>>>>>

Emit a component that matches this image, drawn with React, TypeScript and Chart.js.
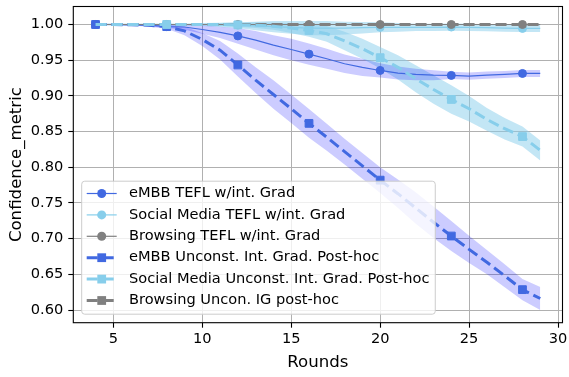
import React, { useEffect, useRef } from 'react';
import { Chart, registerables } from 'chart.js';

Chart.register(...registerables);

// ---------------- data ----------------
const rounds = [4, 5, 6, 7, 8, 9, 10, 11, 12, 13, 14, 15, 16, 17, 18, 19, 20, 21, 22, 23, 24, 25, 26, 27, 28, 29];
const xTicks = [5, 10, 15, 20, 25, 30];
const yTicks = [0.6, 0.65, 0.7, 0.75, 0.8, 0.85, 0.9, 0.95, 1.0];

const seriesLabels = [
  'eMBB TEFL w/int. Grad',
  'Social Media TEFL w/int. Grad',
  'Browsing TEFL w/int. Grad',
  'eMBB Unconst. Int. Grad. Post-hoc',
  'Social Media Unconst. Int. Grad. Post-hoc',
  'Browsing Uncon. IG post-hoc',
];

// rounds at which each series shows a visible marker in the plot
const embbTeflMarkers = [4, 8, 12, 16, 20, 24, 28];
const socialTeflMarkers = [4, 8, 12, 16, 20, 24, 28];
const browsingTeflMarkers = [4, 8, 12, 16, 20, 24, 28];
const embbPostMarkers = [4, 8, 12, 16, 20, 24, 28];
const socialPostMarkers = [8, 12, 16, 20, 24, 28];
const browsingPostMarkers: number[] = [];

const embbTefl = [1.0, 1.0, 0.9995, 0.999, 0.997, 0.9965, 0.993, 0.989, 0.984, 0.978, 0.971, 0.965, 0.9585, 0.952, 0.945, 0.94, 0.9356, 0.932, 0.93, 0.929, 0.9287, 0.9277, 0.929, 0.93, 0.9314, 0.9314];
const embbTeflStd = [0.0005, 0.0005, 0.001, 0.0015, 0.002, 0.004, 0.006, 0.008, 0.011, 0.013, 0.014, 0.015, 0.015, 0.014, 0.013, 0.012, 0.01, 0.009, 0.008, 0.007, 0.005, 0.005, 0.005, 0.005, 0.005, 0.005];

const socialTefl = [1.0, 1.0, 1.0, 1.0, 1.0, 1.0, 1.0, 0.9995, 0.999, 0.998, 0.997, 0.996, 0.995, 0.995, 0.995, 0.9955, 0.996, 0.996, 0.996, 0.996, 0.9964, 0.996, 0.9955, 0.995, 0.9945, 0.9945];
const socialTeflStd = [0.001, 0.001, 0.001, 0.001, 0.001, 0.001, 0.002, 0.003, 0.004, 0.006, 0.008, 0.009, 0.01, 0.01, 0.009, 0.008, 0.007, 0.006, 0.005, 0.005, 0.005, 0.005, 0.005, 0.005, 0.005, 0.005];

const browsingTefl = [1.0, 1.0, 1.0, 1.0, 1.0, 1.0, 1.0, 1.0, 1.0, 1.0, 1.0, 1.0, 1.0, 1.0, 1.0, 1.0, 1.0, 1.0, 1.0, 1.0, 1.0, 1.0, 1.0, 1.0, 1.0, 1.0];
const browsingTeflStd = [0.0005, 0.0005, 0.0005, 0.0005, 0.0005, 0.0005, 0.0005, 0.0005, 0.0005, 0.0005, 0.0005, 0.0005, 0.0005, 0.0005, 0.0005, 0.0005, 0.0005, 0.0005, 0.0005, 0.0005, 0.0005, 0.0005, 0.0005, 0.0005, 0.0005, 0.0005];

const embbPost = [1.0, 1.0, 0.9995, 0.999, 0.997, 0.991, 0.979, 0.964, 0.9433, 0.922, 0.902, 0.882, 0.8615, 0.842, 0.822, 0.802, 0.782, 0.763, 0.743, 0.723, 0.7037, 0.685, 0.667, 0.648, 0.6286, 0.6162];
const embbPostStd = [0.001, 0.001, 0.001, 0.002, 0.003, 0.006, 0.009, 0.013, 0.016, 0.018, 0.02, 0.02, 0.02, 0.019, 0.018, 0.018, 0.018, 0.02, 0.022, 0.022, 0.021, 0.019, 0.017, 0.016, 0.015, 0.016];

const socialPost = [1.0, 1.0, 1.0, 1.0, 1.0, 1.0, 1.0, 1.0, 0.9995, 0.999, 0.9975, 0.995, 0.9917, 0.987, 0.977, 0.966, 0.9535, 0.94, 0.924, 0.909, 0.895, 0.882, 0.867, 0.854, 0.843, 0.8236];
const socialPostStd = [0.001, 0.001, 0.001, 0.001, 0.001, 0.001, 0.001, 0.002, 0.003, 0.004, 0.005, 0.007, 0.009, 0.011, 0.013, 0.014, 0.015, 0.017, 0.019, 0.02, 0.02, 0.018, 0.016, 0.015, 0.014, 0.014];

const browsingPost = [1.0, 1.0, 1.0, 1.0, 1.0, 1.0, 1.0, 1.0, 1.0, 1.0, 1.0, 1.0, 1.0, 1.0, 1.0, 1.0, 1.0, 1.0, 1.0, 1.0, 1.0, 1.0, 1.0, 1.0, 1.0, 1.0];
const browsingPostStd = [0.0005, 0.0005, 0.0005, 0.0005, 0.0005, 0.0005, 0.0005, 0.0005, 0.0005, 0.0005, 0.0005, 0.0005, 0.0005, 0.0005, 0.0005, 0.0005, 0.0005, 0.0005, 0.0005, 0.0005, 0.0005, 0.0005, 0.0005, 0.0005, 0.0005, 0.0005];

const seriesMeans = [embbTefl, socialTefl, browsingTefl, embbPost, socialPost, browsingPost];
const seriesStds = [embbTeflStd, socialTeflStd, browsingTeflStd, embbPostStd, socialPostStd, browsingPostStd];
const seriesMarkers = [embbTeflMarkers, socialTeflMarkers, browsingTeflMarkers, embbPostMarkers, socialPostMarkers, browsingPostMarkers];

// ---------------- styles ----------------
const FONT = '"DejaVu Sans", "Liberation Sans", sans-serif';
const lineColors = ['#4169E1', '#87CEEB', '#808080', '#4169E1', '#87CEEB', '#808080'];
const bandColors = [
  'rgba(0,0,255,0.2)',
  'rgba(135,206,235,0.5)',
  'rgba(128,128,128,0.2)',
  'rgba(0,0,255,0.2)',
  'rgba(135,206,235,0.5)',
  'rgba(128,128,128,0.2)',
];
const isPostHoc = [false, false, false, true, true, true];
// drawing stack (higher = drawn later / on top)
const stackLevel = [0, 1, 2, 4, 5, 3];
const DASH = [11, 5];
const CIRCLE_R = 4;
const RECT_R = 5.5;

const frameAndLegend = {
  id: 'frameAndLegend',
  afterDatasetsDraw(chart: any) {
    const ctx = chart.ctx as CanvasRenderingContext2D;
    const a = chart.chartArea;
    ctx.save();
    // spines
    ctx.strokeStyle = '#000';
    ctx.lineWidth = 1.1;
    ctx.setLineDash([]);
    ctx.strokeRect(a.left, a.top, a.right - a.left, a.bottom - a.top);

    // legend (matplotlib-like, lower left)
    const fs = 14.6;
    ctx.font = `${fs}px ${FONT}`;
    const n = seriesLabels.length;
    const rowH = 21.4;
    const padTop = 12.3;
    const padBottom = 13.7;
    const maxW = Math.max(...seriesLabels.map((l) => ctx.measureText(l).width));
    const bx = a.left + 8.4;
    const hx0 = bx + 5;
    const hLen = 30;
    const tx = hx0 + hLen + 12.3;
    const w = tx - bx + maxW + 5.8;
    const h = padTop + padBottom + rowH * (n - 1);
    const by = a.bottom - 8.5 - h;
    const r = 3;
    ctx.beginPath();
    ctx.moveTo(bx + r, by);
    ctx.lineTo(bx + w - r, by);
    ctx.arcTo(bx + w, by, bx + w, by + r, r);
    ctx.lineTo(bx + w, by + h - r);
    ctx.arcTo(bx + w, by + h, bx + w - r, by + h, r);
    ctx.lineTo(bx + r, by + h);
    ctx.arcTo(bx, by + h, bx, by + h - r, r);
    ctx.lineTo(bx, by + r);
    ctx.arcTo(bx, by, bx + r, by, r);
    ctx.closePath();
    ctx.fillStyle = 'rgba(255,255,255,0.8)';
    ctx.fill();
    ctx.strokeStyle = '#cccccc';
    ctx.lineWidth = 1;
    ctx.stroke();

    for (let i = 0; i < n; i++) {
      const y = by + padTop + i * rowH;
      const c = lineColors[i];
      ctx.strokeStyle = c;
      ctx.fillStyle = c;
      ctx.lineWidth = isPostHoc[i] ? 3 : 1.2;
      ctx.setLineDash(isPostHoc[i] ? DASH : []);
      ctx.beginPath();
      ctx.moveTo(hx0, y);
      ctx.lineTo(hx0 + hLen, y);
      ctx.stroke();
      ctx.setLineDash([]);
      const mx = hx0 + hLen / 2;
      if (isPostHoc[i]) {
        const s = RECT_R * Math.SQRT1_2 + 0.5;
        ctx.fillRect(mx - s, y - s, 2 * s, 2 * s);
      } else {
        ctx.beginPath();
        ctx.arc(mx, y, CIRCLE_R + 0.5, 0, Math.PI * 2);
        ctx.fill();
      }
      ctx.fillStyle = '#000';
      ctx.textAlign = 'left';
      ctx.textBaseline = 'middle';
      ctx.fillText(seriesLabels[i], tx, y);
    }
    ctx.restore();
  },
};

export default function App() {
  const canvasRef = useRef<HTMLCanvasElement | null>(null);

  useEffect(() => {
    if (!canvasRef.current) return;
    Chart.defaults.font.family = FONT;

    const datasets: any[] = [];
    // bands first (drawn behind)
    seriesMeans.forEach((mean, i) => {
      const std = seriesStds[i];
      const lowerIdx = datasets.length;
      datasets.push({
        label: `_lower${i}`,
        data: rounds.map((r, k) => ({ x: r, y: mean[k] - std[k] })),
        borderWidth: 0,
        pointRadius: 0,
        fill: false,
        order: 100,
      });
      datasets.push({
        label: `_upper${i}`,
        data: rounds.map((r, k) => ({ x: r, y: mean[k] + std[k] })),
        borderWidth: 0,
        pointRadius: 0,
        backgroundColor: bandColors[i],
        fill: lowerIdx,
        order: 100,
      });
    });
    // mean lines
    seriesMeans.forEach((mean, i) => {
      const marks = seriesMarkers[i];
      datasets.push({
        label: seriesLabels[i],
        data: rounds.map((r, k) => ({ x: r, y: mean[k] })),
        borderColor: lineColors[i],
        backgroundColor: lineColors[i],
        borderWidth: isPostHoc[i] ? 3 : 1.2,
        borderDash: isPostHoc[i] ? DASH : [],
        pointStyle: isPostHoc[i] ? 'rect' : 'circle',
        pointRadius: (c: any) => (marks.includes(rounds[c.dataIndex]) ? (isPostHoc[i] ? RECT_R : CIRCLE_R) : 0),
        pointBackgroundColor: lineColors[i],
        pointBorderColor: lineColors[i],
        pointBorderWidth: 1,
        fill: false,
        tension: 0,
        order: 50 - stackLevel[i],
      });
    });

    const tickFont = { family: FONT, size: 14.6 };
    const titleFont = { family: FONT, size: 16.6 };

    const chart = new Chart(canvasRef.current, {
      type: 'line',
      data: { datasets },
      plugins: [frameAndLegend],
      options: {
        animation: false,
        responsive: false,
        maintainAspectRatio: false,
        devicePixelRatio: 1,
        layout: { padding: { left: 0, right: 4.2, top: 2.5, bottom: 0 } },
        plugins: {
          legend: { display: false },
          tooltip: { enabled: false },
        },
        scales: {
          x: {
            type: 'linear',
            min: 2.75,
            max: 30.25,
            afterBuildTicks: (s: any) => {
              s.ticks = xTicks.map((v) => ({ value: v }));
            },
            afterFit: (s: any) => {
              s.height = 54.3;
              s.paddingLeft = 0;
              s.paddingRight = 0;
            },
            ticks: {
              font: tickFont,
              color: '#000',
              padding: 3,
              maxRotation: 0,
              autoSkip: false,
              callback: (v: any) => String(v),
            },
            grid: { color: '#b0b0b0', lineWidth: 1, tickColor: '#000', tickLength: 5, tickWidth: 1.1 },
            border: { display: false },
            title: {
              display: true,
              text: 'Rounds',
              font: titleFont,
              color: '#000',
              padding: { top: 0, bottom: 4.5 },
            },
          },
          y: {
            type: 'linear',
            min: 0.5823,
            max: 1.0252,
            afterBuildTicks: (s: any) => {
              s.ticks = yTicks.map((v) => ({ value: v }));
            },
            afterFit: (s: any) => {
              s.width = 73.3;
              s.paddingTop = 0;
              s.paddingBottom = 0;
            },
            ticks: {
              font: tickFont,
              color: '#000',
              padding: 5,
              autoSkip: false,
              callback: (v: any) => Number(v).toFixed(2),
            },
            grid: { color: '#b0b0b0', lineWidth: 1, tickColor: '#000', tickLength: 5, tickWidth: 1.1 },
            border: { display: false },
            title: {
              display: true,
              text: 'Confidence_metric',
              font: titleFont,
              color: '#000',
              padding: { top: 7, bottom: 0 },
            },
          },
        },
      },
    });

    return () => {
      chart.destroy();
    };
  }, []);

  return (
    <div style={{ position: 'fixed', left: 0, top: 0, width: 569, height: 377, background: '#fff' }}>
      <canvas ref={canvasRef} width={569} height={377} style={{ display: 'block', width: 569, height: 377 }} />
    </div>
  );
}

<<<<<

→ **The exercise**: Everything from the top line of the data down to and including the line with "const browsingPostMarkers: number[] = [];" is to be copied, except the pictures.

→ **Complete answer**:
Emit a component that matches this image, drawn with React, TypeScript and Chart.js.
import React, { useEffect, useRef } from 'react';
import { Chart, registerables } from 'chart.js';

Chart.register(...registerables);

// ---------------- data ----------------
const rounds = [4, 5, 6, 7, 8, 9, 10, 11, 12, 13, 14, 15, 16, 17, 18, 19, 20, 21, 22, 23, 24, 25, 26, 27, 28, 29];
const xTicks = [5, 10, 15, 20, 25, 30];
const yTicks = [0.6, 0.65, 0.7, 0.75, 0.8, 0.85, 0.9, 0.95, 1.0];

const seriesLabels = [
  'eMBB TEFL w/int. Grad',
  'Social Media TEFL w/int. Grad',
  'Browsing TEFL w/int. Grad',
  'eMBB Unconst. Int. Grad. Post-hoc',
  'Social Media Unconst. Int. Grad. Post-hoc',
  'Browsing Uncon. IG post-hoc',
];

// rounds at which each series shows a visible marker in the plot
const embbTeflMarkers = [4, 8, 12, 16, 20, 24, 28];
const socialTeflMarkers = [4, 8, 12, 16, 20, 24, 28];
const browsingTeflMarkers = [4, 8, 12, 16, 20, 24, 28];
const embbPostMarkers = [4, 8, 12, 16, 20, 24, 28];
const socialPostMarkers = [8, 12, 16, 20, 24, 28];
const browsingPostMarkers: number[] = [];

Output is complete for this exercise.